Do this now: make your first cast with a small natural-profile bait that covers the most water safely — a 3–5 inch paddle tail swimbait or small jig/minnow-style lure. If you have live bait, a minnow or worm under a slip float is the easiest universal backup. For clear water, go white, silver, translucent, smoke, or natural shad. For stained water, switch to chartreuse, pearl/chartreuse, gold, or black/blue. Keep the first presentation simple and moving.
Where to cast: target the closest edge, seam, cover, or depth change you can reach safely — dock corners, weed edges, rocks, riprap, current seams, weedlines, drop-offs, shade, or the downwind bank if you’re on open water. From shore, fan-cast left, middle, and right around any visible structure. From a boat, make your first passes along the outside edge of cover and any deeper water nearby.
How to work it: use a steady retrieve with occasional pauses.
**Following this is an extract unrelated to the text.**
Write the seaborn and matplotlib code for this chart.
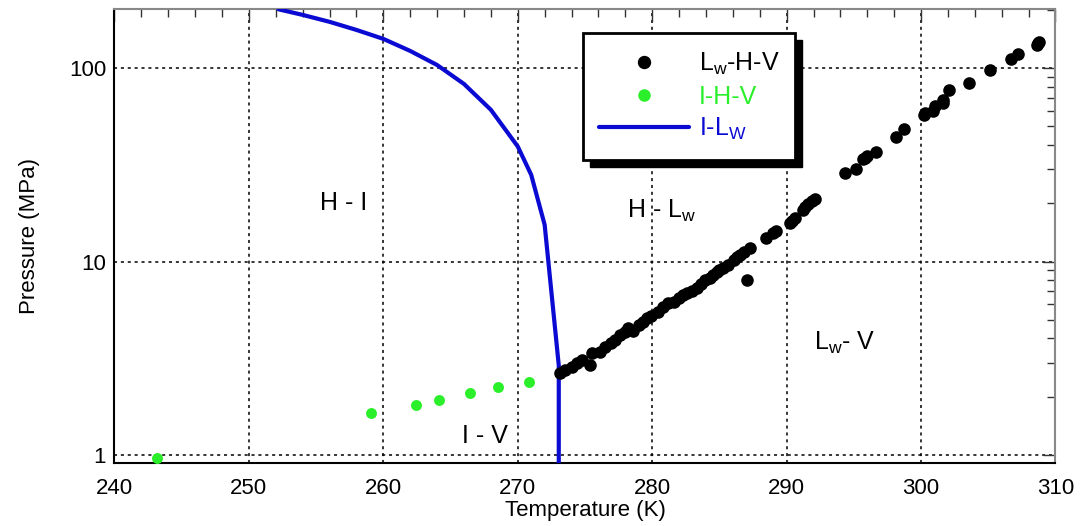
"""
Hydrate phase diagram: L_w-H-V and I-H-V equilibrium points with the ice melting line.
"""
import matplotlib
matplotlib.use("Agg")
import matplotlib.pyplot as plt
import pandas as pd
import seaborn as sns
from matplotlib.lines import Line2D
from matplotlib.patches import Rectangle
from matplotlib.ticker import FixedLocator, FixedFormatter, LogLocator, NullFormatter, MultipleLocator

# L_w-H-V equilibrium (black points)
lhv_T = [273.15, 273.5, 274.0, 274.4, 274.8, 275.4, 275.5, 276.1, 276.5, 276.9,
         277.2, 277.6, 278.0, 278.2, 278.6, 279.0, 279.35, 279.6, 279.9, 280.45,
         280.8, 281.2, 281.6, 282.0, 282.3, 282.6, 282.95, 283.3, 283.6, 283.95,
         284.3, 284.5, 284.8, 285.0, 285.3, 285.65, 286.05, 286.3, 286.55, 286.8,
         287.3, 287.05, 288.5, 289.0, 289.2, 290.25, 290.4, 290.6, 291.25, 291.4,
         291.6, 291.9, 292.1, 294.35, 295.15, 295.7, 295.8, 295.95, 296.65, 298.15,
         298.75, 300.2, 300.3, 300.9, 301.0, 301.6, 301.6, 302.1, 303.6, 305.1,
         306.7, 307.2, 308.6, 308.7, 308.8]
lhv_P = [2.65, 2.76, 2.85, 2.98, 3.1, 2.9, 3.36, 3.42, 3.6, 3.78,
         3.95, 4.18, 4.3, 4.52, 4.35, 4.7, 4.89, 5.09, 5.25, 5.51,
         5.8, 6.09, 6.14, 6.5, 6.73, 6.85, 7.0, 7.3, 7.65, 8.04,
         8.2, 8.5, 8.88, 9.0, 9.22, 9.61, 10.2, 10.5, 10.8, 11.2,
         11.7, 8.04, 13.2, 14.0, 14.4, 15.9, 16.3, 16.8, 18.5, 19.2,
         19.9, 20.5, 21.1, 28.7, 30.1, 33.9, 34.5, 35.2, 37.1, 44.3,
         48.4, 57.4, 59.0, 60.0, 63.9, 66.0, 68.6, 77.3, 84.4, 97.8,
         111.5, 118.8, 132.0, 135.0, 137.0]

# I-H-V equilibrium (green points)
ihv_T = [243.2, 259.05, 262.4, 264.15, 266.45, 268.55, 270.85]
ihv_P = [0.957, 1.64, 1.80, 1.91, 2.08, 2.23, 2.39]

# I-L_w melting line (blue)
il_T = [252.2, 254.0, 256.0, 258.0, 260.0, 262.0, 264.0, 266.0, 268.0, 270.0,
        271.0, 272.0, 273.05, 273.05]
il_P = [202.0, 189.0, 174.0, 158.0, 142.0, 123.0, 104.0, 83.0, 61.0, 39.4,
        28.1, 15.5, 2.9, 0.85]

x_ticks = [240, 250, 260, 270, 280, 290, 300, 310]
y_ticks = [1, 10, 100]
y_tick_labels = ["1", "10", "100"]

GREEN = "#2bef2b"
BLUE = "#0a0ad2"

sns.set_theme(style="white")
plt.rcParams["font.family"] = ["Liberation Sans", "DejaVu Sans"]
plt.rcParams["mathtext.fontset"] = "custom"
plt.rcParams["mathtext.rm"] = "Liberation Sans"
plt.rcParams["text.color"] = "black"
plt.rcParams["axes.labelcolor"] = "black"
plt.rcParams["xtick.labelcolor"] = "black"
plt.rcParams["ytick.labelcolor"] = "black"

lhv = pd.DataFrame({"T": lhv_T, "P": lhv_P})
ihv = pd.DataFrame({"T": ihv_T, "P": ihv_P})
il = pd.DataFrame({"T": il_T, "P": il_P})

fig = plt.figure(figsize=(10.81, 5.26), dpi=100)
ax = fig.add_axes([0.1059, 0.1203, 0.8705, 0.862])

sns.lineplot(data=il, x="T", y="P", sort=False, estimator=None, color=BLUE,
             linewidth=3, ax=ax, zorder=3)
sns.scatterplot(data=ihv, x="T", y="P", color=GREEN, s=62, linewidth=0, ax=ax, zorder=4)
sns.scatterplot(data=lhv, x="T", y="P", color="black", s=82, linewidth=0, ax=ax, zorder=4)

ax.set_yscale("log")
ax.set_xlim(240, 310)
ax.set_ylim(0.91, 202)

ax.xaxis.set_major_locator(FixedLocator(x_ticks))
ax.xaxis.set_minor_locator(MultipleLocator(2))
ax.yaxis.set_major_locator(FixedLocator(y_ticks))
ax.yaxis.set_major_formatter(FixedFormatter(y_tick_labels))
ax.yaxis.set_minor_locator(LogLocator(base=10, subs=range(2, 10)))
ax.yaxis.set_minor_formatter(NullFormatter())

ax.grid(True, which="major", color="black", linestyle=(0, (2, 2.5)), linewidth=1.1)
ax.tick_params(which="both", direction="in", top=True, right=True, color="#333333", width=1)
ax.tick_params(which="major", length=9, labelsize=16)
ax.tick_params(which="minor", length=6)
ax.tick_params(axis="x", which="major", pad=11)
ax.tick_params(axis="y", which="major", pad=6)

for side in ["left", "bottom"]:
    ax.spines[side].set_color("black")
    ax.spines[side].set_linewidth(1.5)
for side in ["top", "right"]:
    ax.spines[side].set_color("#888888")
    ax.spines[side].set_linewidth(1.5)

ax.set_xlabel("Temperature (K)", fontsize=16, labelpad=1)
ax.set_ylabel("Pressure (MPa)", fontsize=16, labelpad=21)

# region labels
ax.text(255.3, 18.5, "H - I", fontsize=18, ha="left", va="baseline")
ax.text(265.86, 1.154, "I - V", fontsize=18, ha="left", va="baseline")
ax.text(278.1, 16.8, r"H - $\mathregular{L_w}$", fontsize=18, ha="left", va="baseline")
ax.text(292.0, 3.49, r"$\mathregular{L_w}$- V", fontsize=18, ha="left", va="baseline")

# legend box with a solid drop shadow
x0, x1, y0, y1 = 0.4979, 0.7232, 0.6676, 0.9477
ax.add_patch(Rectangle((x0 + 0.0072, y0 - 0.0150), x1 - x0, y1 - y0, transform=ax.transAxes,
                       facecolor="black", edgecolor="black", clip_on=False, zorder=5))
ax.add_patch(Rectangle((x0, y0), x1 - x0, y1 - y0, transform=ax.transAxes,
                       facecolor="white", edgecolor="black", linewidth=2, clip_on=False, zorder=5))

handles = [
    Line2D([], [], marker="o", linestyle="none", color="black", markersize=8.6),
    Line2D([], [], marker="o", linestyle="none", color=GREEN, markersize=8),
    Line2D([], [], color=BLUE, linewidth=3),
]
labels = [r"$\mathregular{L_w}$-H-V", "I-H-V", r"I-$\mathregular{L_W}$"]
leg = ax.legend(handles, labels, loc="center", bbox_to_anchor=(0.6105, 0.8077),
                frameon=False, fontsize=18, handlelength=3.6, handletextpad=0.4,
                labelspacing=0.3, borderpad=0,
                labelcolor=["black", GREEN, BLUE])
leg.set_zorder(6)

fig.savefig("out.png", dpi=100)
For a swimbait, count it down a few seconds if fish seem deeper, then retrieve just fast enough to keep it swimming. Add a 2-second pause every 5–8 turns of the handle. For a float rig, set the bait so it runs just above bottom or halfway down in the water column and let it drift naturally with subtle twitches. If you’re throwing a jig, use lift-drop-lift with a short pause.
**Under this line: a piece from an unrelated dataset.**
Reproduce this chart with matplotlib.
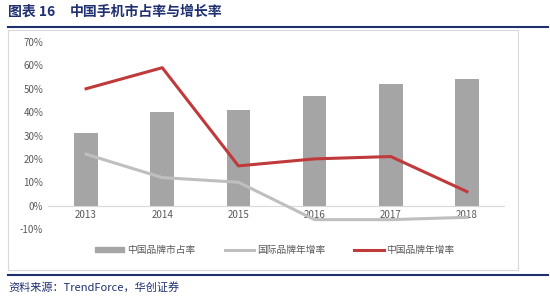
import matplotlib
matplotlib.use("Agg")
import matplotlib.pyplot as plt
from matplotlib.lines import Line2D
from matplotlib.patches import Rectangle
from matplotlib.ticker import FuncFormatter

plt.rcParams['font.family'] = ['Noto Sans CJK SC', 'DejaVu Sans']

years = ['2013', '2014', '2015', '2016', '2017', '2018']
cn_share = [31, 40, 41, 47, 52, 54]
intl_growth = [22, 12, 10, -6, -6, -5]
cn_growth = [50, 59, 17, 20, 21, 6]
yticks = [-10, 0, 10, 20, 30, 40, 50, 60, 70]

fig = plt.figure(figsize=(5.5, 2.98), dpi=100)
W, H = 550, 298

# title
fig.text(8/W, 1-12/H, '图表 16', fontsize=10, fontweight='bold', color='#1F3070', va='center', ha='left')
fig.text(70/W, 1-12/H, '中国手机市占率与增长率', fontsize=10, fontweight='bold', color='#1F3070', va='center', ha='left')
fig.add_artist(Line2D([8/W, 548/W], [1-27/H, 1-27/H], color='#1F3070', lw=1.5))
# chart border
fig.add_artist(Rectangle((8/W, 1-270/H), 510/W, 240/H, fill=False, ec='#D9D9D9', lw=0.8))
# footer line
fig.add_artist(Line2D([8/W, 548/W], [1-275/H, 1-275/H], color='#1F3070', lw=1.5))
fig.text(8/W, 1-287/H, '资料来源：TrendForce，华创证券', fontsize=8, style='italic', color='#1F3070', va='center', ha='left')

ax = fig.add_axes([48/W, 1-229/H, 457/W, 187/H])
x = list(range(len(years)))
b = ax.bar(x, cn_share, width=0.31, color='#A5A5A5', label='中国品牌市占率', zorder=2)
l1, = ax.plot(x, intl_growth, color='#BFBFBF', lw=2.2, label='国际品牌年增率', zorder=3)
l2, = ax.plot(x, cn_growth, color='#C0393B', lw=2.2, label='中国品牌年增率', zorder=4)
ax.axhline(0, color='#D9D9D9', lw=0.8, zorder=1)
ax.set_ylim(-10, 70)
ax.set_xlim(-0.5, 5.5)
ax.set_yticks(yticks)
ax.yaxis.set_major_formatter(FuncFormatter(lambda v, p: f'{int(v)}%'))
ax.set_xticks(x)
ax.set_xticklabels(years)
ax.tick_params(axis='both', length=0, labelsize=7, colors='#595959')
ax.tick_params(axis='x', pad=-14)
for s in ax.spines.values():
    s.set_visible(False)
ax.patch.set_alpha(0)

bar_handle = Rectangle((0, 0), 1, 0.5, color='#A5A5A5')
leg = fig.legend([bar_handle, l1, l2], ['中国品牌市占率', '国际品牌年增率', '中国品牌年增率'],
                 loc='center', bbox_to_anchor=(275/W, 1-250/H), ncol=3, frameon=False,
                 fontsize=7, handlelength=3, handleheight=0.4, columnspacing=3, handletextpad=0.3,
                 labelcolor='#595959')
plt.savefig('out.png', dpi=100)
If no bite: make one fast backup adjustment before moving on. Try one of these only: 1) change to a smaller size, 2) darken or brighten the color, 3) slow the retrieve, or 4) move shallower/deeper by a few feet. If the lure is being ignored, switch from a moving bait to a bait under a float or vice versa. On a boat, spend no more than a few casts per spot; on shore, move every 10–15 minutes if nothing happens.
30-minute plan: first 10 minutes, fish the most obvious cover with the easiest moving bait. Minutes 10–20, adjust color or slow the cadence and work the same zone a little deeper. Minutes 20–30, switch to the backup bait or move to the next high-percentage spot. Keep one rod ready, one rig simple, and stay efficient.
Safety stop conditions: quit or pull back immediately for lightning, unsafe waves or boat traffic, strong wind that makes casting/control dangerous, fast current you can’t stand in safely, rising water, or slippery banks and unstable rocks. Wear your PFD in a boat, keep hooks away from loose clothing, and don’t wade beyond your footing. Safe first, fish second — you’ll make better casts when you’re not rushed.